* BEGIN SUPPLIED INFORMATION *

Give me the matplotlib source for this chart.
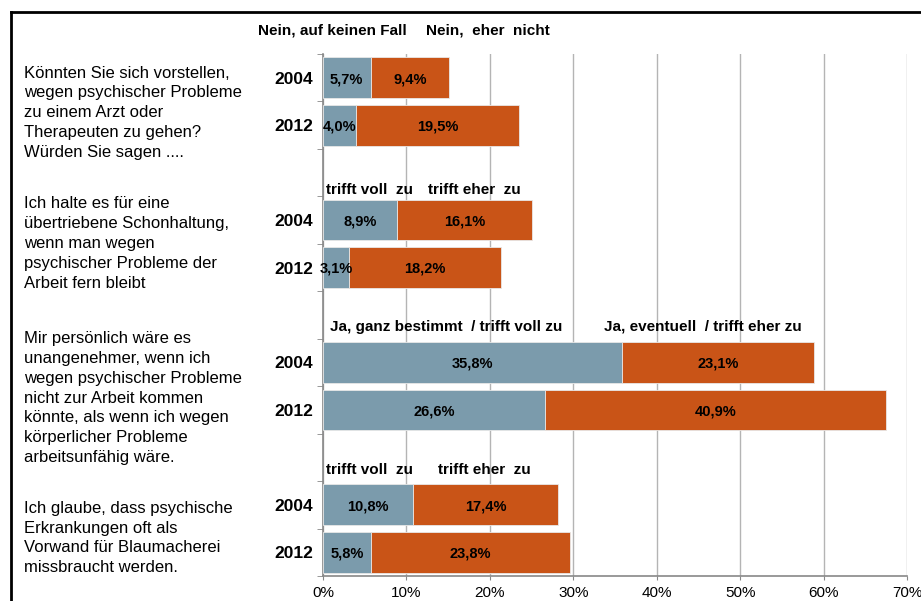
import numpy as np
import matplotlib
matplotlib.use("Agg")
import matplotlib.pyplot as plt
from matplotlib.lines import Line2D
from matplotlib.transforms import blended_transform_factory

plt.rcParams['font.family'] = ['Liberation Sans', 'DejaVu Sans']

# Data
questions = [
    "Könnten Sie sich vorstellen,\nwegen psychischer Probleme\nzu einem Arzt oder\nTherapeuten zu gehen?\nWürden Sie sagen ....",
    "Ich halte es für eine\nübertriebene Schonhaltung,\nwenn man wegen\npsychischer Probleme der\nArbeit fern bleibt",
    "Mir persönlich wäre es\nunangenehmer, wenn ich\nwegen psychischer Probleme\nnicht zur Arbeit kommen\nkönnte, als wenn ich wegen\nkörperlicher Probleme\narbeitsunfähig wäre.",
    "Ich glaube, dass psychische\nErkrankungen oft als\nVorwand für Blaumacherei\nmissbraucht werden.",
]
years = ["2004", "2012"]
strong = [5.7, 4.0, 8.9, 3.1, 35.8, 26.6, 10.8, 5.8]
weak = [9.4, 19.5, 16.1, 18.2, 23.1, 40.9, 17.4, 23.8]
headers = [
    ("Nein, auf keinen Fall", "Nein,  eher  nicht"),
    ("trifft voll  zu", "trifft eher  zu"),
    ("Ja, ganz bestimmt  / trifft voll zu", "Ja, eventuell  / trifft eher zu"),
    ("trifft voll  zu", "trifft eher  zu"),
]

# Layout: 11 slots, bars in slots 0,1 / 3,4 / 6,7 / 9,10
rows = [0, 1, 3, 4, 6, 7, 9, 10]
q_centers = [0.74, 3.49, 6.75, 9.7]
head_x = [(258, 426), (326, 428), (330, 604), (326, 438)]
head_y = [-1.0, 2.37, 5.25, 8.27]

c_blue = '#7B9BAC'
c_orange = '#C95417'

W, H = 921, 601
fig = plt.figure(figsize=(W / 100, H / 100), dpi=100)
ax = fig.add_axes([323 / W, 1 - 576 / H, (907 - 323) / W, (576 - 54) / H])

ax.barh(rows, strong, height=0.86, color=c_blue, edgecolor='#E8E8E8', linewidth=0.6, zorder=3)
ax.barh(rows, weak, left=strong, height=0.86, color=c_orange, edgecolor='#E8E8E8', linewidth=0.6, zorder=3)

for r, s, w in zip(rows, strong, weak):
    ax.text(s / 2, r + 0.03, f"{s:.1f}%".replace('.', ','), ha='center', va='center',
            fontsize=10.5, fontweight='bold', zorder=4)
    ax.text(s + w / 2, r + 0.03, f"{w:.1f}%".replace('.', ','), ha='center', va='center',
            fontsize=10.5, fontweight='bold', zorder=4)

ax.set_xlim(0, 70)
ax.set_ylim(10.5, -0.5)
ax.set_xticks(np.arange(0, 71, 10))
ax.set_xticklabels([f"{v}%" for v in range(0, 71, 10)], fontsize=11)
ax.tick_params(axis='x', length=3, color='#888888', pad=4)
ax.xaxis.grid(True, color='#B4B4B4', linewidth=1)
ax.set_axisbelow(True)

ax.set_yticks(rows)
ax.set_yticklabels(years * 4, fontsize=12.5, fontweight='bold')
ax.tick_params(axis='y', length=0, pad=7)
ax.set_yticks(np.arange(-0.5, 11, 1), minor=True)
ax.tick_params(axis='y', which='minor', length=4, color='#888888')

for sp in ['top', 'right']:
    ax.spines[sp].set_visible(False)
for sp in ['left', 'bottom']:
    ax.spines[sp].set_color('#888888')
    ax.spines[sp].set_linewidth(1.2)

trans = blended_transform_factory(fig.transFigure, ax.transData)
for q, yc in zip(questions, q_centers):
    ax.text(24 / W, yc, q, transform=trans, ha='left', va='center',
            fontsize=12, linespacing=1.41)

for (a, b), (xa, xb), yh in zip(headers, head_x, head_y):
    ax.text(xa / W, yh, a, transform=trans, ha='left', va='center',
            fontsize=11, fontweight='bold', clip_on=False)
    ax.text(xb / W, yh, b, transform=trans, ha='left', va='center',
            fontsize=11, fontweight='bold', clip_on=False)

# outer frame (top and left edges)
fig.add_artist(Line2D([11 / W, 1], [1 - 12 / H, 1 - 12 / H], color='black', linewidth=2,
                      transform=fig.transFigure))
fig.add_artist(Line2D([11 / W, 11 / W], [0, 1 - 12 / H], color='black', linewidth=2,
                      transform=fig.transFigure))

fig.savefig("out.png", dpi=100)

* END SUPPLIED INFORMATION *

DIRECTIVE.
Output the material word for word, omitting its pictures.

WRITTEN REPLY.
Give me the matplotlib source for this chart.
import numpy as np
import matplotlib
matplotlib.use("Agg")
import matplotlib.pyplot as plt
from matplotlib.lines import Line2D
from matplotlib.transforms import blended_transform_factory

plt.rcParams['font.family'] = ['Liberation Sans', 'DejaVu Sans']

# Data
questions = [
    "Könnten Sie sich vorstellen,\nwegen psychischer Probleme\nzu einem Arzt oder\nTherapeuten zu gehen?\nWürden Sie sagen ....",
    "Ich halte es für eine\nübertriebene Schonhaltung,\nwenn man wegen\npsychischer Probleme der\nArbeit fern bleibt",
    "Mir persönlich wäre es\nunangenehmer, wenn ich\nwegen psychischer Probleme\nnicht zur Arbeit kommen\nkönnte, als wenn ich wegen\nkörperlicher Probleme\narbeitsunfähig wäre.",
    "Ich glaube, dass psychische\nErkrankungen oft als\nVorwand für Blaumacherei\nmissbraucht werden.",
]
years = ["2004", "2012"]
strong = [5.7, 4.0, 8.9, 3.1, 35.8, 26.6, 10.8, 5.8]
weak = [9.4, 19.5, 16.1, 18.2, 23.1, 40.9, 17.4, 23.8]
headers = [
    ("Nein, auf keinen Fall", "Nein,  eher  nicht"),
    ("trifft voll  zu", "trifft eher  zu"),
    ("Ja, ganz bestimmt  / trifft voll zu", "Ja, eventuell  / trifft eher zu"),
    ("trifft voll  zu", "trifft eher  zu"),
]

# Layout: 11 slots, bars in slots 0,1 / 3,4 / 6,7 / 9,10
rows = [0, 1, 3, 4, 6, 7, 9, 10]
q_centers = [0.74, 3.49, 6.75, 9.7]
head_x = [(258, 426), (326, 428), (330, 604), (326, 438)]
head_y = [-1.0, 2.37, 5.25, 8.27]

c_blue = '#7B9BAC'
c_orange = '#C95417'

W, H = 921, 601
fig = plt.figure(figsize=(W / 100, H / 100), dpi=100)
ax = fig.add_axes([323 / W, 1 - 576 / H, (907 - 323) / W, (576 - 54) / H])

ax.barh(rows, strong, height=0.86, color=c_blue, edgecolor='#E8E8E8', linewidth=0.6, zorder=3)
ax.barh(rows, weak, left=strong, height=0.86, color=c_orange, edgecolor='#E8E8E8', linewidth=0.6, zorder=3)

for r, s, w in zip(rows, strong, weak):
    ax.text(s / 2, r + 0.03, f"{s:.1f}%".replace('.', ','), ha='center', va='center',
            fontsize=10.5, fontweight='bold', zorder=4)
    ax.text(s + w / 2, r + 0.03, f"{w:.1f}%".replace('.', ','), ha='center', va='center',
            fontsize=10.5, fontweight='bold', zorder=4)

ax.set_xlim(0, 70)
ax.set_ylim(10.5, -0.5)
ax.set_xticks(np.arange(0, 71, 10))
ax.set_xticklabels([f"{v}%" for v in range(0, 71, 10)], fontsize=11)
ax.tick_params(axis='x', length=3, color='#888888', pad=4)
ax.xaxis.grid(True, color='#B4B4B4', linewidth=1)
ax.set_axisbelow(True)

ax.set_yticks(rows)
ax.set_yticklabels(years * 4, fontsize=12.5, fontweight='bold')
ax.tick_params(axis='y', length=0, pad=7)
ax.set_yticks(np.arange(-0.5, 11, 1), minor=True)
ax.tick_params(axis='y', which='minor', length=4, color='#888888')

for sp in ['top', 'right']:
    ax.spines[sp].set_visible(False)
for sp in ['left', 'bottom']:
    ax.spines[sp].set_color('#888888')
    ax.spines[sp].set_linewidth(1.2)

trans = blended_transform_factory(fig.transFigure, ax.transData)
for q, yc in zip(questions, q_centers):
    ax.text(24 / W, yc, q, transform=trans, ha='left', va='center',
            fontsize=12, linespacing=1.41)

for (a, b), (xa, xb), yh in zip(headers, head_x, head_y):
    ax.text(xa / W, yh, a, transform=trans, ha='left', va='center',
            fontsize=11, fontweight='bold', clip_on=False)
    ax.text(xb / W, yh, b, transform=trans, ha='left', va='center',
            fontsize=11, fontweight='bold', clip_on=False)

# outer frame (top and left edges)
fig.add_artist(Line2D([11 / W, 1], [1 - 12 / H, 1 - 12 / H], color='black', linewidth=2,
                      transform=fig.transFigure))
fig.add_artist(Line2D([11 / W, 11 / W], [0, 1 - 12 / H], color='black', linewidth=2,
                      transform=fig.transFigure))

fig.savefig("out.png", dpi=100)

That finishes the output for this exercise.